• _Work to be completed_:
Nothing after the line with "sex_pct = [41.9, 26.7, 10.5, 20.9]" belongs in the copy; extract the lines below from the top through that line, pictures left out.
-------- Data lines
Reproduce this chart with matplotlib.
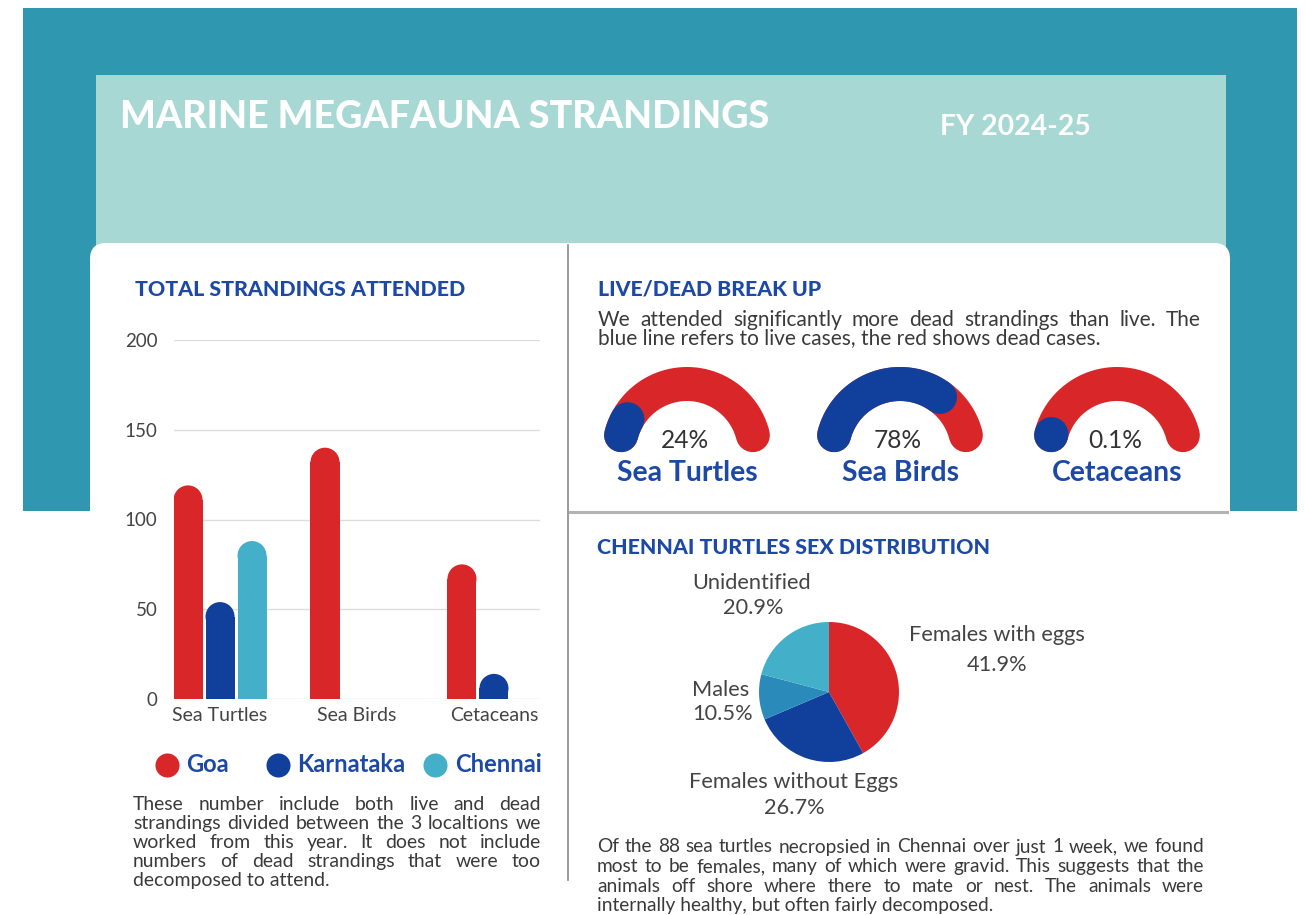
import matplotlib
matplotlib.use("Agg")
import matplotlib.pyplot as plt
from matplotlib.patches import Rectangle, FancyBboxPatch, Ellipse
import numpy as np

plt.rcParams['font.family'] = ['Lato', 'DejaVu Sans']

# ---------------- data ----------------
categories = ['Sea Turtles', 'Sea Birds', 'Cetaceans']
locations = ['Goa', 'Karnataka', 'Chennai']
goa = [119, 140, 75]
karnataka = [54, 0, 14]
chennai = [88, 0, 0]
y_ticks = [0, 50, 100, 150, 200]

gauge_names = ['Sea Turtles', 'Sea Birds', 'Cetaceans']
live_pct = [24, 78, 0.1]
live_labels = ['24%', '78%', '0.1%']

sex_labels = ['Females with eggs', 'Females without Eggs', 'Males', 'Unidentified']
sex_pct = [41.9, 26.7, 10.5, 20.9]

title = 'MARINE MEGAFAUNA STRANDINGS'
subtitle = 'FY 2024-25'
left_note = ["These number include both live and dead",
             "strandings divided between the 3 localtions we",
             "worked from this year. It does not include",
             "numbers of dead strandings that were too",
             "decomposed to attend."]
gauge_note = ["We attended significantly more dead strandings than live. The",
              "blue line refers to live cases, the red shows dead cases."]
pie_note = ["Of the 88 sea turtles necropsied in Chennai over just 1 week, we found",
            "most to be females, many of which were gravid. This suggests that the",
            "animals off shore where there to mate or nest. The animals were",
            "internally healthy, but often fairly decomposed."]

# ---------------- colours ----------------
TEAL = '#2f98b0'
LIGHT = '#a8d8d4'
RED = '#d92629'
DBLUE = '#11409c'
CTEAL = '#43afc9'
MBLUE = '#2a8bbb'
HBLUE = '#1c49a6'
GTXT = '#3a3a3a'

W, H = 1305, 915
fig = plt.figure(figsize=(W / 100, H / 100), dpi=100)
bg = fig.add_axes([0, 0, 1, 1])
bg.set_xlim(0, W)
bg.set_ylim(H, 0)
bg.axis('off')
renderer = fig.canvas.get_renderer()

# background blocks
bg.add_patch(Rectangle((23, 8), 1274, 503, color=TEAL, lw=0))
bg.add_patch(Rectangle((96, 75), 1130, 180, color=LIGHT, lw=0))
bg.add_patch(FancyBboxPatch((90, 243), 1140, 720, boxstyle='round,pad=0,rounding_size=16',
                            fc='white', ec='none'))
bg.plot([568, 568], [245, 880], color='#8a8a8a', lw=1.2)
bg.plot([570, 1227], [512, 512], color='#b3b3b3', lw=2.2)


def text_w(s, size, **kw):
    t = bg.text(0, 0, s, fontsize=size, **kw)
    w = t.get_window_extent(renderer).width
    t.remove()
    return w


def fit(x, y, s, width, size=12, **kw):
    w = text_w(s, size, **{k: v for k, v in kw.items() if k in ('weight', 'family')})
    fs = size * width / w
    return bg.text(x, y, s, fontsize=fs, **kw), fs


def justify(lines, x0, x1, y0, dy, fs, color):
    width = x1 - x0
    mx = max(text_w(l, fs) for l in lines)
    if mx > width * 0.985:
        fs = fs * width * 0.985 / mx
    for i, line in enumerate(lines):
        y = y0 + i * dy
        if i == len(lines) - 1:
            bg.text(x0, y, line, fontsize=fs, color=color, va='center')
            continue
        words = line.split()
        ws = [text_w(w, fs) for w in words]
        gap = (width - sum(ws)) / (len(words) - 1)
        x = x0
        for w, ww in zip(words, ws):
            bg.text(x, y, w, fontsize=fs, color=color, va='center')
            x += ww + gap


# header texts
fit(120, 117, title, 645, color='white', weight='black', va='center')
fit(940, 127, subtitle, 150, color='white', weight='bold', va='center')
fit(135, 289, 'TOTAL STRANDINGS ATTENDED', 328, color=HBLUE, weight='black', va='center')
fit(598, 289, 'LIVE/DEAD BREAK UP', 222, color=HBLUE, weight='black', va='center')
fit(597, 547, 'CHENNAI TURTLES SEX DISTRIBUTION', 391, color=HBLUE, weight='black', va='center')

# ---------------- bar chart ----------------
ax = fig.add_axes([174 / W, 1 - 699 / H, 366 / W, 359 / H])
x = np.arange(len(categories))
off, bw = 0.2336, 0.212
ax.set_xlim(-0.336, 2.336)
ax.set_ylim(0, 200)
ry = (bw / 2) * (366 / 2.672) / (359 / 200)   # half-width expressed in y units
for i, (vals, col) in enumerate(zip([goa, karnataka, chennai], [RED, DBLUE, CTEAL])):
    bars = ax.bar(x + (i - 1) * off, vals, bw, color=col, lw=0, zorder=3)
    for b, h in zip(bars, vals):
        if h <= 0:
            b.set_visible(False)
            continue
        b.set_height(max(h - ry, 0))
        ax.add_patch(Ellipse((b.get_x() + bw / 2, h - ry), bw, 2 * ry,
                             fc=col, ec='none', zorder=3))
ax.set_yticks(y_ticks)
ax.set_xticks(x)
ax.set_xticklabels(categories)
ax.grid(axis='y', color='#dddddd', lw=1, zorder=0)
ax.set_axisbelow(True)
for s in ax.spines.values():
    s.set_visible(False)
ax.tick_params(axis='y', length=0, pad=12, labelsize=13.5, labelcolor='#444444')
ax.tick_params(axis='x', length=0, pad=6, labelsize=14, labelcolor='#444444')

# legend
leg_cx = [167, 278, 435]
leg_tx = [186, 297, 455]
_, lfs = fit(0, 0, 'Karnataka', 108, weight='bold', alpha=0)
for name, cx, tx, col in zip(locations, leg_cx, leg_tx, [RED, DBLUE, CTEAL]):
    bg.scatter([cx], [765], s=300, color=col, lw=0, zorder=5)
    bg.text(tx, 765, name, fontsize=lfs, weight='bold', color=HBLUE, va='center')

justify(left_note, 133, 541, 805, 18.8, 14, GTXT)

# ---------------- gauges ----------------
gx = [687, 900, 1117]
gy = 452
Rm = 68
lw_pt = 34 * 0.72
cap = np.degrees(17 / Rm)
_, gfs = fit(0, 0, 'Sea Turtles', 140, weight='bold', alpha=0)
_, pfs = fit(0, 0, '24%', 48, alpha=0)
for cx, p, lab, name in zip(gx, live_pct, live_labels, gauge_names):
    th = np.radians(np.linspace(180 - cap, cap, 200))
    bg.plot(cx + Rm * np.cos(th), gy - Rm * np.sin(th), color=RED, lw=lw_pt,
            solid_capstyle='round', zorder=4)
    start = 180 - cap
    end = min(start - 1.0, 180 - p * 1.8 + cap)
    n = max(3, int(abs(start - end)))
    tb = np.radians(np.linspace(start, end, n))
    bg.plot(cx + Rm * np.cos(tb), gy - Rm * np.sin(tb), color=DBLUE, lw=lw_pt,
            solid_capstyle='round', zorder=5)
    bg.text(cx - 2, 440, lab, fontsize=pfs, color='#333333', ha='center', va='center', zorder=6)
    bg.text(cx, 473, name, fontsize=gfs, weight='bold', color=HBLUE, ha='center', va='center')

justify(gauge_note, 598, 1201, 320, 18, 15, GTXT)

# ---------------- pie ----------------
pcx, pcy, pr = 829, 692, 70
axp = fig.add_axes([(pcx - pr) / W, 1 - (pcy + pr) / H, 2 * pr / W, 2 * pr / H])
axp.pie(sex_pct, colors=[RED, DBLUE, MBLUE, CTEAL], startangle=90, counterclock=False,
        wedgeprops=dict(lw=0))
axp.set_xlim(-1, 1)
axp.set_ylim(-1, 1)
axp.axis('off')

_, sfs = fit(0, 0, 'Females without Eggs', 208, alpha=0)
pie_pos = {
    'Females with eggs': ((997, 635), (997, 665)),
    'Females without Eggs': ((794, 782), (794, 808)),
    'Males': ((721, 690), (722, 714)),
    'Unidentified': ((752, 583), (753, 608)),
}
for lab, v in zip(sex_labels, sex_pct):
    (x1, y1), (x2, y2) = pie_pos[lab]
    bg.text(x1, y1, lab, fontsize=sfs, color='#444444', ha='center', va='center')
    bg.text(x2, y2, f'{v}%', fontsize=sfs, color='#444444', ha='center', va='center')

justify(pie_note, 597, 1204, 847, 19.5, 14, GTXT)

fig.savefig('out.png', dpi=100)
----------------
• _Response_:
Reproduce this chart with matplotlib.
import matplotlib
matplotlib.use("Agg")
import matplotlib.pyplot as plt
from matplotlib.patches import Rectangle, FancyBboxPatch, Ellipse
import numpy as np

plt.rcParams['font.family'] = ['Lato', 'DejaVu Sans']

# ---------------- data ----------------
categories = ['Sea Turtles', 'Sea Birds', 'Cetaceans']
locations = ['Goa', 'Karnataka', 'Chennai']
goa = [119, 140, 75]
karnataka = [54, 0, 14]
chennai = [88, 0, 0]
y_ticks = [0, 50, 100, 150, 200]

gauge_names = ['Sea Turtles', 'Sea Birds', 'Cetaceans']
live_pct = [24, 78, 0.1]
live_labels = ['24%', '78%', '0.1%']

sex_labels = ['Females with eggs', 'Females without Eggs', 'Males', 'Unidentified']
sex_pct = [41.9, 26.7, 10.5, 20.9]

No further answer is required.